Omit all images. Write out the rest of the material exactly.

** START OF SOURCE EXCERPT **

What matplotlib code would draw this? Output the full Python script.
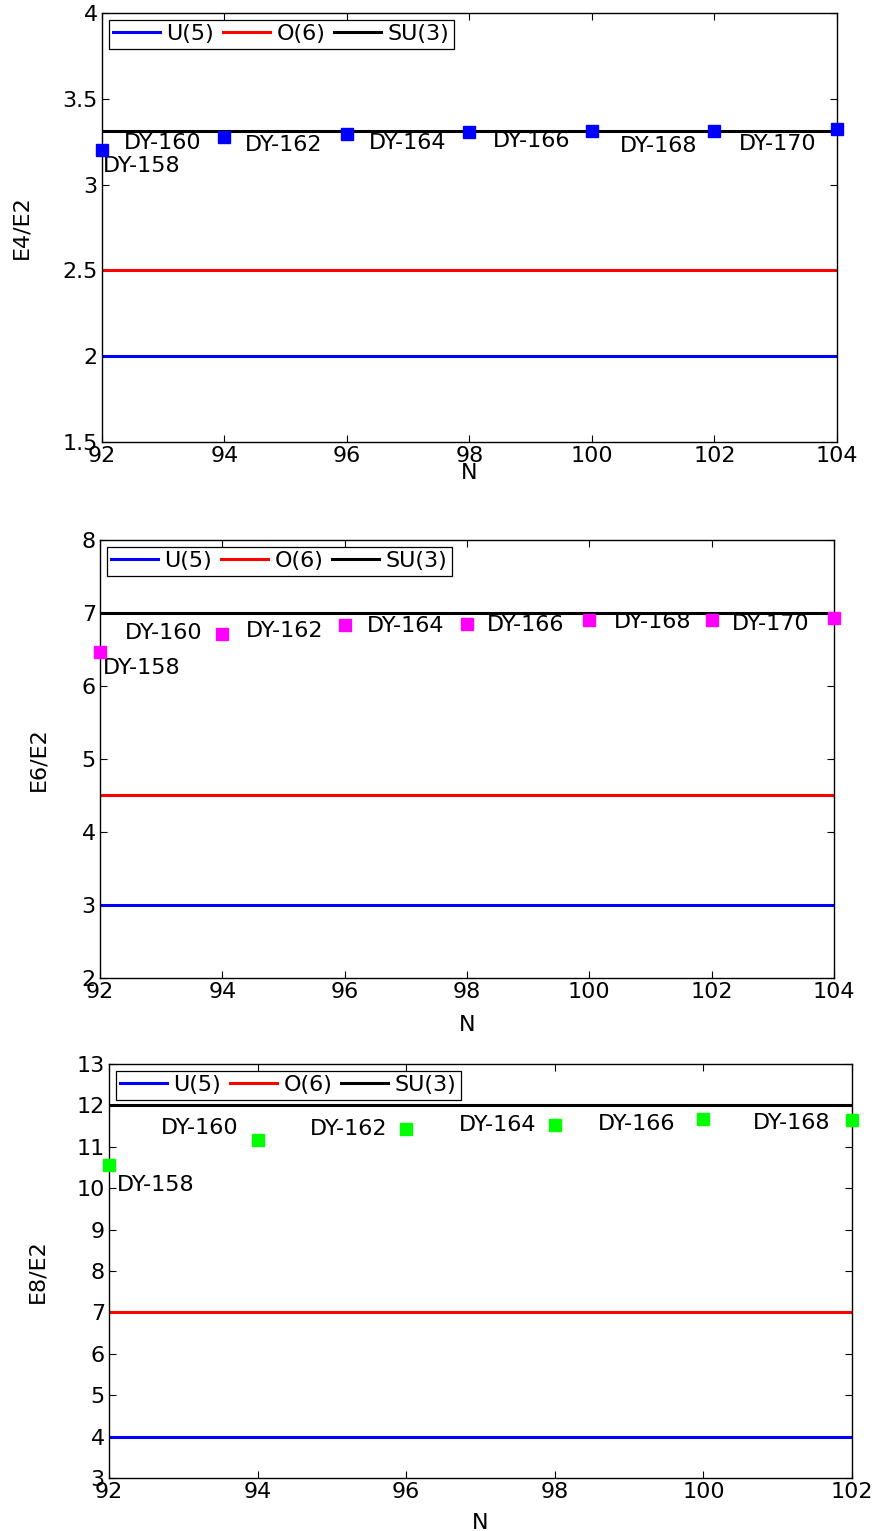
import matplotlib
matplotlib.use("Agg")
import matplotlib.pyplot as plt
import numpy

plt.rcParams['font.family'] = ['DejaVu Sans']
plt.rcParams['font.size'] = 16

# neutron number and limits
N_a = [92, 94, 96, 98, 100, 102, 104]
N_b = [92, 94, 96, 98, 100, 102]
names_a = ['DY-158', 'DY-160', 'DY-162', 'DY-164', 'DY-166', 'DY-168', 'DY-170']
names_b = ['DY-158', 'DY-160', 'DY-162', 'DY-164', 'DY-166', 'DY-168']

# E4/E2
r42 = [3.20, 3.276, 3.297, 3.307, 3.315, 3.31, 3.324]
lim42 = {'U(5)': 2.0, 'O(6)': 2.5, 'SU(3)': 3.31}
lab42_x = [92.02, 92.36, 94.34, 96.35, 98.38, 100.45, 102.4]
lab42_y = [3.107, 3.243, 3.229, 3.243, 3.252, 3.223, 3.239]

# E6/E2
r62 = [6.47, 6.71, 6.83, 6.845, 6.90, 6.90, 6.93]
lim62 = {'U(5)': 3.0, 'O(6)': 4.5, 'SU(3)': 7.0}
lab62_x = [92.05, 92.4, 94.39, 96.36, 98.32, 100.4, 102.33]
lab62_y = [6.24, 6.72, 6.76, 6.82, 6.84, 6.87, 6.85]

# E8/E2
r82 = [10.56, 11.16, 11.44, 11.52, 11.68, 11.66]
lim82 = {'U(5)': 4.0, 'O(6)': 7.0, 'SU(3)': 12.0}
lab82_x = [92.11, 92.7, 94.7, 96.71, 98.58, 100.67]
lab82_y = [10.08, 11.46, 11.44, 11.52, 11.56, 11.58]

line_colors = {'U(5)': 'blue', 'O(6)': 'red', 'SU(3)': 'black'}

fig = plt.figure(figsize=(8.76, 15.31), dpi=100)


def panel(rect, N, ratio, limits, lab_x, lab_y, names, mcolor, ylim, yticks,
          yticklabels, ylabel, ylab_x, xlab_y):
    ax = fig.add_axes(rect)
    for key in ['U(5)', 'O(6)', 'SU(3)']:
        ax.plot(N, [limits[key]] * len(N), color=line_colors[key], lw=2.2, label=key)
    ax.plot(N, ratio, 's', color=mcolor, ms=8.5, mec=mcolor, clip_on=False, zorder=5)
    for x, y, t in zip(lab_x, lab_y, names):
        ax.text(x, y, t, ha='left', va='center', fontsize=16)
    ax.set_xlim(N[0], N[-1])
    ax.set_ylim(*ylim)
    ax.set_xticks(N)
    ax.set_yticks(yticks)
    ax.set_yticklabels(yticklabels)
    ax.tick_params(direction='in', top=True, right=True, length=5, width=0.8,
                   labelsize=16, pad=3)
    for s in ax.spines.values():
        s.set_linewidth(1.0)
    ax.set_xlabel('N', fontsize=16)
    ax.set_ylabel(ylabel, fontsize=16)
    ax.yaxis.set_label_coords(ylab_x, 0.5)
    ax.xaxis.set_label_coords(0.5, xlab_y)
    leg = ax.legend(loc='upper left', ncol=3, fontsize=16, handlelength=2.1,
                    handletextpad=0.3, columnspacing=0.4, borderpad=0.2,
                    borderaxespad=0.3, fancybox=False, framealpha=1)
    leg.get_frame().set_edgecolor('black')
    leg.get_frame().set_linewidth(0.9)
    return ax


panel([0.1164, 0.7113, 0.839, 0.2802], N_a, r42, lim42, lab42_x, lab42_y, names_a,
      'blue', (1.5, 4), [1.5, 2, 2.5, 3, 3.5, 4], ['1.5', '2', '2.5', '3', '3.5', '4'],
      'E4/E2', -0.096, -0.05)

panel([0.1142, 0.3612, 0.8379, 0.2861], N_a, r62, lim62, lab62_x, lab62_y, names_a,
      'magenta', (2, 8), [2, 3, 4, 5, 6, 7, 8], ['2', '3', '4', '5', '6', '7', '8'],
      'E6/E2', -0.07, -0.084)

panel([0.1244, 0.0346, 0.8482, 0.2704], N_b, r82, lim82, lab82_x, lab82_y, names_b,
      (0, 1, 0), (3, 13), list(range(3, 14)), [str(v) for v in range(3, 14)],
      'E8/E2', -0.083, -0.085)

plt.savefig('out.png', dpi=100)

** END OF SOURCE EXCERPT **

[FINAL ANSWER]:
What matplotlib code would draw this? Output the full Python script.
import matplotlib
matplotlib.use("Agg")
import matplotlib.pyplot as plt
import numpy

plt.rcParams['font.family'] = ['DejaVu Sans']
plt.rcParams['font.size'] = 16

# neutron number and limits
N_a = [92, 94, 96, 98, 100, 102, 104]
N_b = [92, 94, 96, 98, 100, 102]
names_a = ['DY-158', 'DY-160', 'DY-162', 'DY-164', 'DY-166', 'DY-168', 'DY-170']
names_b = ['DY-158', 'DY-160', 'DY-162', 'DY-164', 'DY-166', 'DY-168']

# E4/E2
r42 = [3.20, 3.276, 3.297, 3.307, 3.315, 3.31, 3.324]
lim42 = {'U(5)': 2.0, 'O(6)': 2.5, 'SU(3)': 3.31}
lab42_x = [92.02, 92.36, 94.34, 96.35, 98.38, 100.45, 102.4]
lab42_y = [3.107, 3.243, 3.229, 3.243, 3.252, 3.223, 3.239]

# E6/E2
r62 = [6.47, 6.71, 6.83, 6.845, 6.90, 6.90, 6.93]
lim62 = {'U(5)': 3.0, 'O(6)': 4.5, 'SU(3)': 7.0}
lab62_x = [92.05, 92.4, 94.39, 96.36, 98.32, 100.4, 102.33]
lab62_y = [6.24, 6.72, 6.76, 6.82, 6.84, 6.87, 6.85]

# E8/E2
r82 = [10.56, 11.16, 11.44, 11.52, 11.68, 11.66]
lim82 = {'U(5)': 4.0, 'O(6)': 7.0, 'SU(3)': 12.0}
lab82_x = [92.11, 92.7, 94.7, 96.71, 98.58, 100.67]
lab82_y = [10.08, 11.46, 11.44, 11.52, 11.56, 11.58]

line_colors = {'U(5)': 'blue', 'O(6)': 'red', 'SU(3)': 'black'}

fig = plt.figure(figsize=(8.76, 15.31), dpi=100)


def panel(rect, N, ratio, limits, lab_x, lab_y, names, mcolor, ylim, yticks,
          yticklabels, ylabel, ylab_x, xlab_y):
    ax = fig.add_axes(rect)
    for key in ['U(5)', 'O(6)', 'SU(3)']:
        ax.plot(N, [limits[key]] * len(N), color=line_colors[key], lw=2.2, label=key)
    ax.plot(N, ratio, 's', color=mcolor, ms=8.5, mec=mcolor, clip_on=False, zorder=5)
    for x, y, t in zip(lab_x, lab_y, names):
        ax.text(x, y, t, ha='left', va='center', fontsize=16)
    ax.set_xlim(N[0], N[-1])
    ax.set_ylim(*ylim)
    ax.set_xticks(N)
    ax.set_yticks(yticks)
    ax.set_yticklabels(yticklabels)
    ax.tick_params(direction='in', top=True, right=True, length=5, width=0.8,
                   labelsize=16, pad=3)
    for s in ax.spines.values():
        s.set_linewidth(1.0)
    ax.set_xlabel('N', fontsize=16)
    ax.set_ylabel(ylabel, fontsize=16)
    ax.yaxis.set_label_coords(ylab_x, 0.5)
    ax.xaxis.set_label_coords(0.5, xlab_y)
    leg = ax.legend(loc='upper left', ncol=3, fontsize=16, handlelength=2.1,
                    handletextpad=0.3, columnspacing=0.4, borderpad=0.2,
                    borderaxespad=0.3, fancybox=False, framealpha=1)
    leg.get_frame().set_edgecolor('black')
    leg.get_frame().set_linewidth(0.9)
    return ax


panel([0.1164, 0.7113, 0.839, 0.2802], N_a, r42, lim42, lab42_x, lab42_y, names_a,
      'blue', (1.5, 4), [1.5, 2, 2.5, 3, 3.5, 4], ['1.5', '2', '2.5', '3', '3.5', '4'],
      'E4/E2', -0.096, -0.05)

panel([0.1142, 0.3612, 0.8379, 0.2861], N_a, r62, lim62, lab62_x, lab62_y, names_a,
      'magenta', (2, 8), [2, 3, 4, 5, 6, 7, 8], ['2', '3', '4', '5', '6', '7', '8'],
      'E6/E2', -0.07, -0.084)

panel([0.1244, 0.0346, 0.8482, 0.2704], N_b, r82, lim82, lab82_x, lab82_y, names_b,
      (0, 1, 0), (3, 13), list(range(3, 14)), [str(v) for v in range(3, 14)],
      'E8/E2', -0.083, -0.085)

plt.savefig('out.png', dpi=100)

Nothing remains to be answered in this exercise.